The area is so beautiful. The hardest part about the move was the long drive here. About 40 miles before I arrived in here, I got this unexplained increase of peace and joy and a sense that I was doing the right thing. The feeling was amazing and I could have cried because I had so much joy but I fought it because I wasn't alone.

One of my biggest worries was where to live. The apartment search went very well. There was a place that from day one of my search for an apartment stood out a little more that the others. I had a lot of choices and was confused about what to do must of the time, but once again, I had this unexplained sense this apartment complex was the place I should live at, but the sense wasn't strong enough to make me quit searching. I even spent several hours researching and printing info about apartments the day before I left but while I doing all of this, I felt like God was telling me to quit wasting me time because I already knew the answer. This is just another example of how I should have given all of my problem to him while having faith that he will take care of it without worrying about it.

The first thing we did once we arrived in here was check out the apartments. The apartment I'm living in now was the first one I was going to look at, but I got mixed around on my directions and we drove past my second choice so we stopped there first. The office at that apartment complexes was closed at the time for some reason, and it wasn't lunch time. After that we went to check out my first choice. After the tour and the meeting we had with the manager and associates, I didn't need to look anymore. I knew this was the place, and my mom also felt the same. This move was very hard on my mom but I think she has a tad bit more peace about it now that she saw the place and she meet the associates.

Another thing was that on the phone a month ago,because of a special they were having, they told me a price that was about a hundred dollars less than what I'm paying now a month in rent. Even though the special ended and I have to pay the original price per month that is ok because God showed me that the only reason why I was considering them was because of the special price that put them in my (not God's) price range and if I would have been going on the price posted on their website, I probably won't even considered that apartment.
Another worry I had was if I was going to find an apartment that would have enough space and closet space for all of my stuff.
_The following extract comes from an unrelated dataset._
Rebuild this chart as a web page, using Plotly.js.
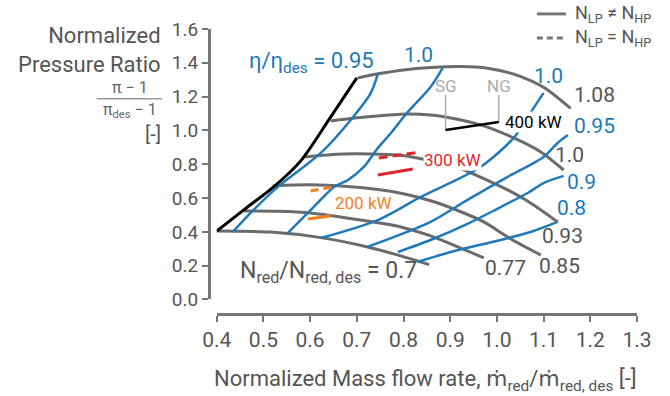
<!DOCTYPE html>
<html>
<head>
<meta charset="utf-8">
<script src="https://cdn.plot.ly/plotly-3.0.1.min.js"></script>
<style>html,body{margin:0;padding:0;background:#fff;}#chart{width:670px;height:396px;}</style>
</head>
<body>
<div id="chart"></div>
<script>
// ---- Speed lines N_red/N_red,des ----
const spd108X = [0.702, 0.745, 0.800, 0.860, 0.920, 0.980, 1.050, 1.100, 1.158];
const spd108Y = [1.311, 1.335, 1.358, 1.372, 1.378, 1.368, 1.320, 1.255, 1.130];
const spd100X = [0.644, 0.700, 0.745, 0.794, 0.858, 0.890, 0.965, 1.036, 1.094, 1.143];
const spd100Y = [1.056, 1.075, 1.086, 1.096, 1.092, 1.080, 1.033, 0.956, 0.873, 0.766];
const spd093X = [0.585, 0.672, 0.788, 0.830, 0.918, 0.980, 1.023, 1.072, 1.130];
const spd093Y = [0.843, 0.861, 0.855, 0.837, 0.778, 0.705, 0.648, 0.571, 0.459];
const spd085X = [0.520, 0.600, 0.680, 0.745, 0.800, 0.865, 0.920, 0.972, 1.030, 1.094];
const spd085Y = [0.672, 0.678, 0.668, 0.650, 0.625, 0.578, 0.522, 0.459, 0.358, 0.263];
const spd077X = [0.458, 0.530, 0.601, 0.708, 0.794, 0.858, 0.920, 0.972];
const spd077Y = [0.524, 0.522, 0.512, 0.470, 0.429, 0.376, 0.307, 0.246];
const spd070X = [0.400, 0.516, 0.623, 0.723, 0.794, 0.855];
const spd070Y = [0.405, 0.399, 0.366, 0.311, 0.258, 0.206];

// ---- Surge line ----
const surgeX = [0.400, 0.458, 0.522, 0.580, 0.640, 0.700];
const surgeY = [0.405, 0.530, 0.666, 0.820, 1.062, 1.311];

// ---- Efficiency contours eta/eta_des ----
const effL095X = [0.745, 0.730, 0.687, 0.623, 0.531, 0.479, 0.434];
const effL095Y = [1.334, 1.222, 1.062, 0.867, 0.666, 0.530, 0.399];
const effL100X = [0.884, 0.858, 0.809, 0.773, 0.745, 0.715, 0.681, 0.651, 0.616, 0.595, 0.552];
const effL100Y = [1.370, 1.257, 1.109, 0.985, 0.896, 0.784, 0.707, 0.666, 0.571, 0.512, 0.393];
const effR100X = [0.623, 0.745, 0.837, 0.965, 1.036, 1.066, 1.100];
const effR100Y = [0.364, 0.470, 0.607, 0.784, 0.956, 1.080, 1.222];
const effR095X = [0.723, 0.858, 0.937, 1.023, 1.100, 1.130, 1.152];
const effR095Y = [0.311, 0.459, 0.589, 0.725, 0.843, 0.926, 0.973];
const effR090X = [0.788, 0.858, 0.937, 1.008, 1.066, 1.100, 1.143];
const effR090Y = [0.281, 0.352, 0.447, 0.547, 0.630, 0.689, 0.731];
const effR080X = [0.830, 0.901, 1.008, 1.072, 1.130];
const effR080Y = [0.222, 0.281, 0.352, 0.399, 0.459];

// ---- Operating lines ----
const op400X = [0.890, 1.004];
const op400Y = [1.002, 1.050];
const sgX = [0.890, 0.890];
const sgY = [1.002, 1.210];
const ngX = [1.004, 1.004];
const ngY = [1.050, 1.210];
const op300DashX = [0.747, 0.835];
const op300DashY = [0.837, 0.872];
const op300SolidX = [0.745, 0.820];
const op300SolidY = [0.737, 0.772];
const op200DashX = [0.601, 0.651];
const op200DashY = [0.642, 0.666];
const op200SolidX = [0.595, 0.644];
const op200SolidY = [0.476, 0.494];

// ---- Tick labels ----
const xTicks = [0.4, 0.5, 0.6, 0.7, 0.8, 0.9, 1.0, 1.1, 1.2, 1.3];
const xTickText = ['0.4','0.5','0.6','0.7','0.8','0.9','1.0','1.1','1.2','1.3'];
const yTicks = [0.0, 0.2, 0.4, 0.6, 0.8, 1.0, 1.2, 1.4, 1.6];
const yTickText = ['0.0','0.2','0.4','0.6','0.8','1.0','1.2','1.4','1.6'];

const FONT = 'Roboto, "DejaVu Sans", sans-serif';
const GREY = '#6b6b6b';
const TXT = '#555555';
const BLUE = '#2279b8';
const RED = '#e0252b';
const ORANGE = '#f5821f';

function ln(x, y, color, width, dash, smooth) {
  return {x: x, y: y, type: 'scatter', mode: 'lines', hoverinfo: 'skip', showlegend: false,
          line: {color: color, width: width, dash: dash || 'solid',
                 shape: smooth ? 'spline' : 'linear', smoothing: smooth ? 0.8 : undefined}};
}

const traces = [
  ln(spd108X, spd108Y, GREY, 3, null, true), ln(spd100X, spd100Y, GREY, 3, null, true),
  ln(spd093X, spd093Y, GREY, 3, null, true), ln(spd085X, spd085Y, GREY, 3, null, true),
  ln(spd077X, spd077Y, GREY, 3, null, true), ln(spd070X, spd070Y, GREY, 3, null, true),
  ln(sgX, sgY, '#ababab', 1.5), ln(ngX, ngY, '#ababab', 1.5),
  ln(effL095X, effL095Y, BLUE, 2.5, null, true), ln(effL100X, effL100Y, BLUE, 2.5, null, true),
  ln(effR100X, effR100Y, BLUE, 2.5, null, true), ln(effR095X, effR095Y, BLUE, 2.5, null, true),
  ln(effR090X, effR090Y, BLUE, 2.5, null, true), ln(effR080X, effR080Y, BLUE, 2.5, null, true),
  ln(surgeX, surgeY, '#000000', 3, null, true),
  ln(op400X, op400Y, '#000000', 2.5),
  ln(op300DashX, op300DashY, RED, 3, '9px,5px'), ln(op300SolidX, op300SolidY, RED, 3),
  ln(op200DashX, op200DashY, ORANGE, 3, '8px,5px'), ln(op200SolidX, op200SolidY, ORANGE, 3)
];

function ann(x, y, text, color, size, extra) {
  return Object.assign({x: x, y: y, xref: 'x', yref: 'y', text: text, showarrow: false,
    font: {family: FONT, size: size, color: color}, xanchor: 'center', yanchor: 'middle'}, extra || {});
}
function pann(x, y, text, color, size, extra) {
  return Object.assign({x: x, y: y, xref: 'paper', yref: 'paper', text: text, showarrow: false,
    font: {family: FONT, size: size, color: color}, xanchor: 'center', yanchor: 'middle'}, extra || {});
}

const annotations = [
  // speed labels
  ann(1.209, 1.210, '1.08', TXT, 21),
  ann(1.156, 0.855, '1.0', TXT, 21),
  ann(1.141, 0.376, '0.93', TXT, 21),
  ann(1.134, 0.198, '0.85', TXT, 21),
  ann(1.019, 0.186, '0.77', TXT, 21),
  ann(0.445, 0.163, 'N<sub>red</sub>/N<sub>red, des</sub> = 0.7', TXT, 23, {xanchor: 'left'}),
  // efficiency labels
  ann(0.464, 1.399, 'η/η<sub>des</sub> = 0.95', BLUE, 22, {xanchor: 'left'}),
  ann(0.833, 1.447, '1.0', BLUE, 21),
  ann(1.111, 1.322, '1.0', BLUE, 21),
  ann(1.209, 1.027, '0.95', BLUE, 21),
  ann(1.182, 0.695, '0.9', BLUE, 21),
  ann(1.160, 0.541, '0.8', BLUE, 21),
  // operating labels
  ann(0.890, 1.263, 'SG', '#ababab', 17),
  ann(1.004, 1.263, 'NG', '#ababab', 17),
  ann(1.016, 1.050, '400 kW', '#000000', 17, {xanchor: 'left', bgcolor: '#ffffff', borderpad: 0}),
  ann(0.842, 0.825, '300 kW', RED, 17, {xanchor: 'left', bgcolor: '#ffffff', borderpad: 0}),
  ann(0.715, 0.571, '200 kW', ORANGE, 17),
  // y-axis title
  pann(-0.1075, 0.926, 'Normalized<br>Pressure Ratio', TXT, 22, {xanchor: 'right', align: 'right'}),
  pann(-0.185, 0.795, 'π − 1', '#666666', 16),
  pann(-0.185, 0.713, 'π<sub>des</sub> − 1', '#666666', 16),
  pann(-0.1075, 0.632, '[-]', TXT, 20, {xanchor: 'right'}),
  // x-axis title
  pann(0.505, -0.235, 'Normalized Mass flow rate, ṁ<sub>red</sub>/ṁ<sub>red, des</sub> [-]', TXT, 22),
  // legend
  pann(0.850, 1.053, 'N<sub>LP</sub> ≠ N<sub>HP</sub>', TXT, 18, {xanchor: 'left'}),
  pann(0.850, 0.968, 'N<sub>LP</sub> = N<sub>HP</sub>', TXT, 18, {xanchor: 'left'})
];

const shapes = [
  {type: 'line', xref: 'paper', yref: 'paper', x0: -0.262, x1: -0.110, y0: 0.755, y1: 0.755,
   line: {color: '#666666', width: 1}},
  {type: 'line', xref: 'paper', yref: 'paper', x0: 0.766, x1: 0.834, y0: 1.053, y1: 1.053,
   line: {color: '#777777', width: 3}},
  {type: 'line', xref: 'paper', yref: 'paper', x0: 0.766, x1: 0.834, y0: 0.968, y1: 0.968,
   line: {color: '#777777', width: 3, dash: '6px,4px'}}
];

const axisCommon = {
  showline: true, linecolor: '#767676', linewidth: 2.5, ticks: 'outside', ticklen: 6,
  tickwidth: 2, tickcolor: '#767676', showgrid: false, zeroline: false,
  anchor: 'free', position: 0, fixedrange: true
};

const layout = {
  width: 670, height: 396,
  margin: {l: 209, r: 33, t: 29, b: 82, pad: 0},
  paper_bgcolor: '#ffffff', plot_bgcolor: '#ffffff',
  showlegend: false,
  xaxis: Object.assign({}, axisCommon, {domain: [0.018, 1], range: [0.4, 1.3],
    tickmode: 'array', tickvals: xTicks, ticktext: xTickText,
    tickfont: {family: FONT, size: 21, color: TXT}}),
  yaxis: Object.assign({}, axisCommon, {domain: [0.0509, 1], range: [0, 1.6],
    tickmode: 'array', tickvals: yTicks, ticktext: yTickText,
    tickfont: {family: FONT, size: 19, color: TXT}}),
  annotations: annotations,
  shapes: shapes
};

Plotly.newPlot('chart', traces, layout, {displayModeBar: false, staticPlot: true});
</script>
</body>
</html>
I'm happy to say that I have more than enough space. The apartment is very spacious and I have 2 big closets with built in organizers in my bedroom, a closet in the dining room and a big closet connected to my balcony that I've barely touched.

There are also so many other various things that has happened to me since I've been here that has showed me God's favor and his faithfulness.

I think I know one reason why God sent me here and that is to do some pruning on my character. It's very different to be the one who's the minority in more ways than one. It has opened my eyes to some things. But I think I'm dealing with the culture change moderately well so far. Work is definitely going to be a challenge for me but I have hope that the challenges I face are ones that are going to make me a better person.